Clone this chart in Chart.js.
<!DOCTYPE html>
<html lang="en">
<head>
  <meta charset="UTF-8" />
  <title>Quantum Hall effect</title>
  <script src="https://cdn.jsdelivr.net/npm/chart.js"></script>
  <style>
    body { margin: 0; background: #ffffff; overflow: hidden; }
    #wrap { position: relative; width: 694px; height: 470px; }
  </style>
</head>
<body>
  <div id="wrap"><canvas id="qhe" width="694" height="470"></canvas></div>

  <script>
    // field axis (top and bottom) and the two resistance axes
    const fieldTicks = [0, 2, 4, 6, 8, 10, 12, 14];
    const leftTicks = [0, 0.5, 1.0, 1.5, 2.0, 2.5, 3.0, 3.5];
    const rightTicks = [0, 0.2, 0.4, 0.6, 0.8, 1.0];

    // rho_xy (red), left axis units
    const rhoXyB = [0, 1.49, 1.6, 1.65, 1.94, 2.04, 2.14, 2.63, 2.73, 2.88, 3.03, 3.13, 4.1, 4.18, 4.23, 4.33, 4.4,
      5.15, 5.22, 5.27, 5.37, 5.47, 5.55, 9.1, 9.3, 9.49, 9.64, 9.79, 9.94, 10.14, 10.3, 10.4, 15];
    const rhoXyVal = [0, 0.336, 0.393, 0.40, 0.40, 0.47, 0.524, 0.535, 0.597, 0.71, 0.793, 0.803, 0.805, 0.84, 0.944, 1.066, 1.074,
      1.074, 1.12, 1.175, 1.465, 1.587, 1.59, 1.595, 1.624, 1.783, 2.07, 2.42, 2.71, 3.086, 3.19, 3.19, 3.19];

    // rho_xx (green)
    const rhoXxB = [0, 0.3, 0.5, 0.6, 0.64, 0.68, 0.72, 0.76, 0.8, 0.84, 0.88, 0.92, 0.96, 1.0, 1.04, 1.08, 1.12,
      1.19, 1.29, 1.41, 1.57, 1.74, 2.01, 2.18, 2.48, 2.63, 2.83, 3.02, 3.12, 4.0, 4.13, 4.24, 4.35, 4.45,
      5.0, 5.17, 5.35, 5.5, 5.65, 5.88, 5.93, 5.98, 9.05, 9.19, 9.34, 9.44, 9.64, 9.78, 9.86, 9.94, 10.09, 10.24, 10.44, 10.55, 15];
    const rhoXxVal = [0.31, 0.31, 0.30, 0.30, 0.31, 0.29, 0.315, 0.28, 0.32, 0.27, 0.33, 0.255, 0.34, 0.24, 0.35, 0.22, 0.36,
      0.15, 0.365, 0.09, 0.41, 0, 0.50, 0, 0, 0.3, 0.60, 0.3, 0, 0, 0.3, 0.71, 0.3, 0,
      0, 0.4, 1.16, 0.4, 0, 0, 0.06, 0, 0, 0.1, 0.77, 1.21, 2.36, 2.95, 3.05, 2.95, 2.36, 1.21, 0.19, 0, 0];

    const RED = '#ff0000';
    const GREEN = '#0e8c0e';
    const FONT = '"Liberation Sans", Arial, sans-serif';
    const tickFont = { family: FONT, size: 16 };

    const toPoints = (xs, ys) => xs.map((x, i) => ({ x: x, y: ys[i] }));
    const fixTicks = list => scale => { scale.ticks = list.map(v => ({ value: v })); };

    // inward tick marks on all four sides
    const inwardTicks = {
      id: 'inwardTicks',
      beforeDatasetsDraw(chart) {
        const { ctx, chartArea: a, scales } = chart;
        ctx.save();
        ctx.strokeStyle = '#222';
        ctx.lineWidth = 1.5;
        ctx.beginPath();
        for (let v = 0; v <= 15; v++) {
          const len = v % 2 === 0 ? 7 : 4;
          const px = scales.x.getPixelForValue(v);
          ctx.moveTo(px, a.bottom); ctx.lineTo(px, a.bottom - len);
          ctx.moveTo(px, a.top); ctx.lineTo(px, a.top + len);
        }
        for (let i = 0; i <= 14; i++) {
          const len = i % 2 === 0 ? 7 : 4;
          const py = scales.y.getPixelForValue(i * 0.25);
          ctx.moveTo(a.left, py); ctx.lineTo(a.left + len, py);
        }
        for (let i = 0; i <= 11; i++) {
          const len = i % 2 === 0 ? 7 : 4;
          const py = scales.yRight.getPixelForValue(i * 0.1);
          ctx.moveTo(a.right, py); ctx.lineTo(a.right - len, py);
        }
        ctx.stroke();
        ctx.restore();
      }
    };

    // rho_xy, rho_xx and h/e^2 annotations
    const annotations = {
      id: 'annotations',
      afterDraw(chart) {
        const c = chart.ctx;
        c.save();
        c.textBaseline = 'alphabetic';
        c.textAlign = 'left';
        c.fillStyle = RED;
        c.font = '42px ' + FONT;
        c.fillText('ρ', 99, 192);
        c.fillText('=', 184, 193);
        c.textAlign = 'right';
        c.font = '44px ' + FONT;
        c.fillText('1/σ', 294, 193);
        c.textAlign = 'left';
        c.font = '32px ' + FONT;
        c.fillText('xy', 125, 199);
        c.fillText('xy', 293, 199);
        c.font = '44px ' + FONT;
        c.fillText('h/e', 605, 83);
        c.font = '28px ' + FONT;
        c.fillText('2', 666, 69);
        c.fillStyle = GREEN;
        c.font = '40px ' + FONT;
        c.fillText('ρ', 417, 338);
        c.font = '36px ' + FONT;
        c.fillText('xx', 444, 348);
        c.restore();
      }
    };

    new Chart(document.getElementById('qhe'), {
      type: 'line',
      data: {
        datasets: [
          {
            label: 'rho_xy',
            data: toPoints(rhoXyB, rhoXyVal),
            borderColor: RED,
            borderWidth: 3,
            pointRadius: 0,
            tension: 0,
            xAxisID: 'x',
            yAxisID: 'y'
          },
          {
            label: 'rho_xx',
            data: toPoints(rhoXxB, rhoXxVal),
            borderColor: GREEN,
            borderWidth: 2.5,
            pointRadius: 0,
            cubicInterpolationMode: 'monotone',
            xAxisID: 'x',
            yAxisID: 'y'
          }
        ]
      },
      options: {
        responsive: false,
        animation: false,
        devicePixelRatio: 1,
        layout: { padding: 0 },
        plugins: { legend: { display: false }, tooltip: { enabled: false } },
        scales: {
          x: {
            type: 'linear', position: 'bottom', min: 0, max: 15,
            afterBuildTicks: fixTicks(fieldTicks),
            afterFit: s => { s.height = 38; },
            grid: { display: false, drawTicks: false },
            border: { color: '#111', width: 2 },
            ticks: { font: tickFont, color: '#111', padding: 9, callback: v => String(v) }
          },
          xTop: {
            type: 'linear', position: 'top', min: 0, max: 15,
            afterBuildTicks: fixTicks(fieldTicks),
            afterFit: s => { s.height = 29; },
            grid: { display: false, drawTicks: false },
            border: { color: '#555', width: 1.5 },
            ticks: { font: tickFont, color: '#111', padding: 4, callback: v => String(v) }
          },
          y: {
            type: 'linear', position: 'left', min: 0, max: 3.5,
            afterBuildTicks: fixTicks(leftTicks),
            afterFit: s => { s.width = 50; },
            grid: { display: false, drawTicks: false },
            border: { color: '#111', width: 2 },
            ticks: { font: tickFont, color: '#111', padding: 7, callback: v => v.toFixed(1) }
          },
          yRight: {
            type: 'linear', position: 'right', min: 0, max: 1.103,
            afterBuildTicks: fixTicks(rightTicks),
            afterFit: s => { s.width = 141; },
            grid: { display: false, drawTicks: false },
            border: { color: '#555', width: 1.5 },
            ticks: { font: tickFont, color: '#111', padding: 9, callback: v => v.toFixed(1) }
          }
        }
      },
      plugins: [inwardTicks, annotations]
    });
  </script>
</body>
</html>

--- --- ---

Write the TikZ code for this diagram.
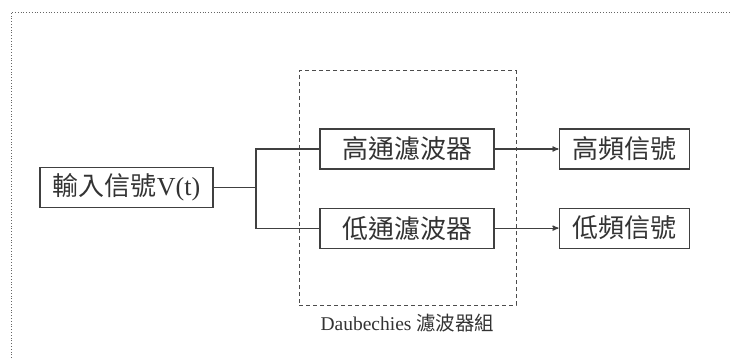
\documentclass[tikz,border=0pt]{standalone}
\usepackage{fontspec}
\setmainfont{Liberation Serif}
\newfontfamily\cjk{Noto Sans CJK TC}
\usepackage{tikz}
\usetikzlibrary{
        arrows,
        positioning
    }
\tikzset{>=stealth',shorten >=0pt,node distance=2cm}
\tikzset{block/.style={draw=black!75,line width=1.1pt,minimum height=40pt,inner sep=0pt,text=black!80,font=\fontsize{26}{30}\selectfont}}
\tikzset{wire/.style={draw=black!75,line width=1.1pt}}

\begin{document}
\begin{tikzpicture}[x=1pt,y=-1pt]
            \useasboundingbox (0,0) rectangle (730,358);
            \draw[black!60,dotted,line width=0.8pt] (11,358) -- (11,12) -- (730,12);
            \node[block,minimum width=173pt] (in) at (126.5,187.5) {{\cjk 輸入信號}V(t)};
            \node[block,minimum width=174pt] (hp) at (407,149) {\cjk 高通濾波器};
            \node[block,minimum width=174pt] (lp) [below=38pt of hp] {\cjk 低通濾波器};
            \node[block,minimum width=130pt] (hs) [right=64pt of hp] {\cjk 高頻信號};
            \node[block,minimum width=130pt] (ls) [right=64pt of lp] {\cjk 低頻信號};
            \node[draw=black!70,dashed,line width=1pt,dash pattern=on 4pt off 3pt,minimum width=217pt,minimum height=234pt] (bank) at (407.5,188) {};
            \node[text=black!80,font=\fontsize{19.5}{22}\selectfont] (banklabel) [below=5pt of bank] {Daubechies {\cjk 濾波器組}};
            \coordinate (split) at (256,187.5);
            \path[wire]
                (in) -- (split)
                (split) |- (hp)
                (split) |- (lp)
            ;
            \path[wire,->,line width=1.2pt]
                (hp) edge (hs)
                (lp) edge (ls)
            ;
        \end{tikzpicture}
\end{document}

--- --- ---

§ Set task:
Emit only the lines from the one containing "Clone this chart in Chart.js." through the one containing "3.19, 3.19, 3.19];", copied exactly.

§ Output of the exercise:
Clone this chart in Chart.js.
<!DOCTYPE html>
<html lang="en">
<head>
  <meta charset="UTF-8" />
  <title>Quantum Hall effect</title>
  <script src="https://cdn.jsdelivr.net/npm/chart.js"></script>
  <style>
    body { margin: 0; background: #ffffff; overflow: hidden; }
    #wrap { position: relative; width: 694px; height: 470px; }
  </style>
</head>
<body>
  <div id="wrap"><canvas id="qhe" width="694" height="470"></canvas></div>

  <script>
    // field axis (top and bottom) and the two resistance axes
    const fieldTicks = [0, 2, 4, 6, 8, 10, 12, 14];
    const leftTicks = [0, 0.5, 1.0, 1.5, 2.0, 2.5, 3.0, 3.5];
    const rightTicks = [0, 0.2, 0.4, 0.6, 0.8, 1.0];

    // rho_xy (red), left axis units
    const rhoXyB = [0, 1.49, 1.6, 1.65, 1.94, 2.04, 2.14, 2.63, 2.73, 2.88, 3.03, 3.13, 4.1, 4.18, 4.23, 4.33, 4.4,
      5.15, 5.22, 5.27, 5.37, 5.47, 5.55, 9.1, 9.3, 9.49, 9.64, 9.79, 9.94, 10.14, 10.3, 10.4, 15];
    const rhoXyVal = [0, 0.336, 0.393, 0.40, 0.40, 0.47, 0.524, 0.535, 0.597, 0.71, 0.793, 0.803, 0.805, 0.84, 0.944, 1.066, 1.074,
      1.074, 1.12, 1.175, 1.465, 1.587, 1.59, 1.595, 1.624, 1.783, 2.07, 2.42, 2.71, 3.086, 3.19, 3.19, 3.19];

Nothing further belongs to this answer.